** BEGIN **

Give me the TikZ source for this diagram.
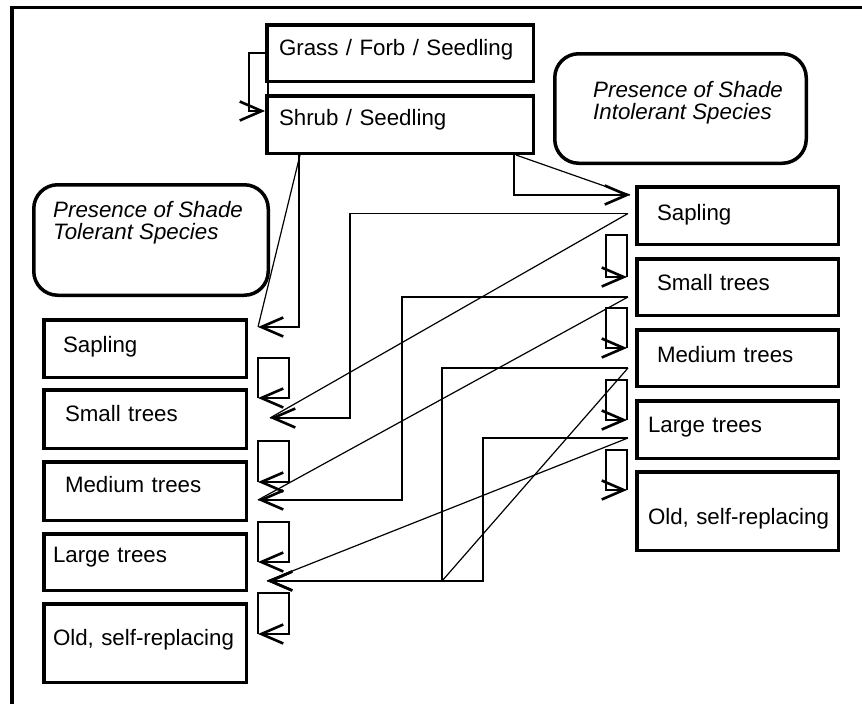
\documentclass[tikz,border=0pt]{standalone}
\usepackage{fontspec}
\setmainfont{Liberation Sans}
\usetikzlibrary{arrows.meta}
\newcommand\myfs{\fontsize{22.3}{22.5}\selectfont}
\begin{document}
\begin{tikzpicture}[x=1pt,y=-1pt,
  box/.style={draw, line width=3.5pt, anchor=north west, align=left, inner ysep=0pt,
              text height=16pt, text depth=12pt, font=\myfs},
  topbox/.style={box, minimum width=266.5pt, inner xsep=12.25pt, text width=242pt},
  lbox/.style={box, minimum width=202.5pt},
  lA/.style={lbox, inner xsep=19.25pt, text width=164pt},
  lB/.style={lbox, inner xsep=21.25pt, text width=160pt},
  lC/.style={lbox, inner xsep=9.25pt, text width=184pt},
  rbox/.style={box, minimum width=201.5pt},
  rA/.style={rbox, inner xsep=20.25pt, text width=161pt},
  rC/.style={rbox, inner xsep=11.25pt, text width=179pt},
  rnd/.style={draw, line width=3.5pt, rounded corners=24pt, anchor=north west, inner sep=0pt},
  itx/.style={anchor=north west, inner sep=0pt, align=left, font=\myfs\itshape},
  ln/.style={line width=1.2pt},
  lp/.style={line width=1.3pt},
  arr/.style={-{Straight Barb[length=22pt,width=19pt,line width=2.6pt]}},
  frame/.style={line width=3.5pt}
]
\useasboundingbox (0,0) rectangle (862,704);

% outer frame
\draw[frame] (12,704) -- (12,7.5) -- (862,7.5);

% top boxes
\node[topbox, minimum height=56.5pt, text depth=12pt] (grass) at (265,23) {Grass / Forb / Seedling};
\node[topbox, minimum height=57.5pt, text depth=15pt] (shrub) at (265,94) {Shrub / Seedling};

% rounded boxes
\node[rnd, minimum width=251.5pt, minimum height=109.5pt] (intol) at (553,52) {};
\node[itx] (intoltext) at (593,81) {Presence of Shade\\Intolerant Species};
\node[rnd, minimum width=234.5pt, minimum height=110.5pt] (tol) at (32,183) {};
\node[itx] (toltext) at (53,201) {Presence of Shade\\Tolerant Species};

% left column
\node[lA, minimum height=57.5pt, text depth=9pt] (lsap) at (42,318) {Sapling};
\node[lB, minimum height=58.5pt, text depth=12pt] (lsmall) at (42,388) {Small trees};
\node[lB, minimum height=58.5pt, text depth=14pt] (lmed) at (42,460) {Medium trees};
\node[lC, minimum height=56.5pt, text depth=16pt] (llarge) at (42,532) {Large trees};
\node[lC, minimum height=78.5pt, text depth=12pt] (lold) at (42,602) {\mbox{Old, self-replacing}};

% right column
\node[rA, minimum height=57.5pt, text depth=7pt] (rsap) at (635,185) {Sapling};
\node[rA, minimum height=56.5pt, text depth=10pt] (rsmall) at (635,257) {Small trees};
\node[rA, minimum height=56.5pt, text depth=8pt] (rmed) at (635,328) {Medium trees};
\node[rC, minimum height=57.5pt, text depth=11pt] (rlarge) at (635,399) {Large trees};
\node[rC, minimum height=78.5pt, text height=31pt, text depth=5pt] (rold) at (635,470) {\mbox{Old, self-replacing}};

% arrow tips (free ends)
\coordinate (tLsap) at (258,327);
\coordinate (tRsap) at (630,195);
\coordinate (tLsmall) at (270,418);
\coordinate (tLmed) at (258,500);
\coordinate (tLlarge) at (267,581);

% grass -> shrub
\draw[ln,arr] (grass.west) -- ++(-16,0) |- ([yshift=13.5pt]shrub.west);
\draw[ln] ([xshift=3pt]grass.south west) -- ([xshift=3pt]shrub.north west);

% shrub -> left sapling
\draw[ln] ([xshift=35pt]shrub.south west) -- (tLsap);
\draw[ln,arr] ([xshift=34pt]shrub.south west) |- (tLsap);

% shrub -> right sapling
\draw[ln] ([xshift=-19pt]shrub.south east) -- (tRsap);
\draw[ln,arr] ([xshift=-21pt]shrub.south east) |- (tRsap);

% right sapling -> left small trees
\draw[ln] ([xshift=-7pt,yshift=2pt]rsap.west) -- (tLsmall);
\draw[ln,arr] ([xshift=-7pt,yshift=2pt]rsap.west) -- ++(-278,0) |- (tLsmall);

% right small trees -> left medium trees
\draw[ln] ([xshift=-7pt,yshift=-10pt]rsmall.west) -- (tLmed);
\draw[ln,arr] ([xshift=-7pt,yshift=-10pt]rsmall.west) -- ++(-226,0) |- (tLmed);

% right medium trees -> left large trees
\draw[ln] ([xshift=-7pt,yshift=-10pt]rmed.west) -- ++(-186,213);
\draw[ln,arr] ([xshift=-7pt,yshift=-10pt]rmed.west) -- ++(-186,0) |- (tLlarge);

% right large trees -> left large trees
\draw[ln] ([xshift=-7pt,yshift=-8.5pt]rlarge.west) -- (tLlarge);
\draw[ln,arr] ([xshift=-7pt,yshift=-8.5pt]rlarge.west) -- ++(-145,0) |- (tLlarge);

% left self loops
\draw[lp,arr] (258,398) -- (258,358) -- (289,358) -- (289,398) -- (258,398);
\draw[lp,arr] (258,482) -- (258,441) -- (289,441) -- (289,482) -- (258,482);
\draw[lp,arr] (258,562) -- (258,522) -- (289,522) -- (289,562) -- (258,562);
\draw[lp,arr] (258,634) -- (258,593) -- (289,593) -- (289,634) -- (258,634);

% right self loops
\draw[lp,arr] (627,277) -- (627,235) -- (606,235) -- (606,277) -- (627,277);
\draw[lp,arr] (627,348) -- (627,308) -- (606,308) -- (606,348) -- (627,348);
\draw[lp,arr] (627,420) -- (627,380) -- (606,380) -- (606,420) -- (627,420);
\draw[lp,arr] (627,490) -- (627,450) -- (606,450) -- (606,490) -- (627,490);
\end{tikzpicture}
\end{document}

** END **

* [What is needed]: Return only the lines from the start of the data through the line that contains "height=57.5pt, text depth=15pt]", please, copying them exactly and omitting all pictures.

* [Correct output]:
Give me the TikZ source for this diagram.
\documentclass[tikz,border=0pt]{standalone}
\usepackage{fontspec}
\setmainfont{Liberation Sans}
\usetikzlibrary{arrows.meta}
\newcommand\myfs{\fontsize{22.3}{22.5}\selectfont}
\begin{document}
\begin{tikzpicture}[x=1pt,y=-1pt,
  box/.style={draw, line width=3.5pt, anchor=north west, align=left, inner ysep=0pt,
              text height=16pt, text depth=12pt, font=\myfs},
  topbox/.style={box, minimum width=266.5pt, inner xsep=12.25pt, text width=242pt},
  lbox/.style={box, minimum width=202.5pt},
  lA/.style={lbox, inner xsep=19.25pt, text width=164pt},
  lB/.style={lbox, inner xsep=21.25pt, text width=160pt},
  lC/.style={lbox, inner xsep=9.25pt, text width=184pt},
  rbox/.style={box, minimum width=201.5pt},
  rA/.style={rbox, inner xsep=20.25pt, text width=161pt},
  rC/.style={rbox, inner xsep=11.25pt, text width=179pt},
  rnd/.style={draw, line width=3.5pt, rounded corners=24pt, anchor=north west, inner sep=0pt},
  itx/.style={anchor=north west, inner sep=0pt, align=left, font=\myfs\itshape},
  ln/.style={line width=1.2pt},
  lp/.style={line width=1.3pt},
  arr/.style={-{Straight Barb[length=22pt,width=19pt,line width=2.6pt]}},
  frame/.style={line width=3.5pt}
]
\useasboundingbox (0,0) rectangle (862,704);

% outer frame
\draw[frame] (12,704) -- (12,7.5) -- (862,7.5);

% top boxes
\node[topbox, minimum height=56.5pt, text depth=12pt] (grass) at (265,23) {Grass / Forb / Seedling};
\node[topbox, minimum height=57.5pt, text depth=15pt] (shrub) at (265,94) {Shrub / Seedling};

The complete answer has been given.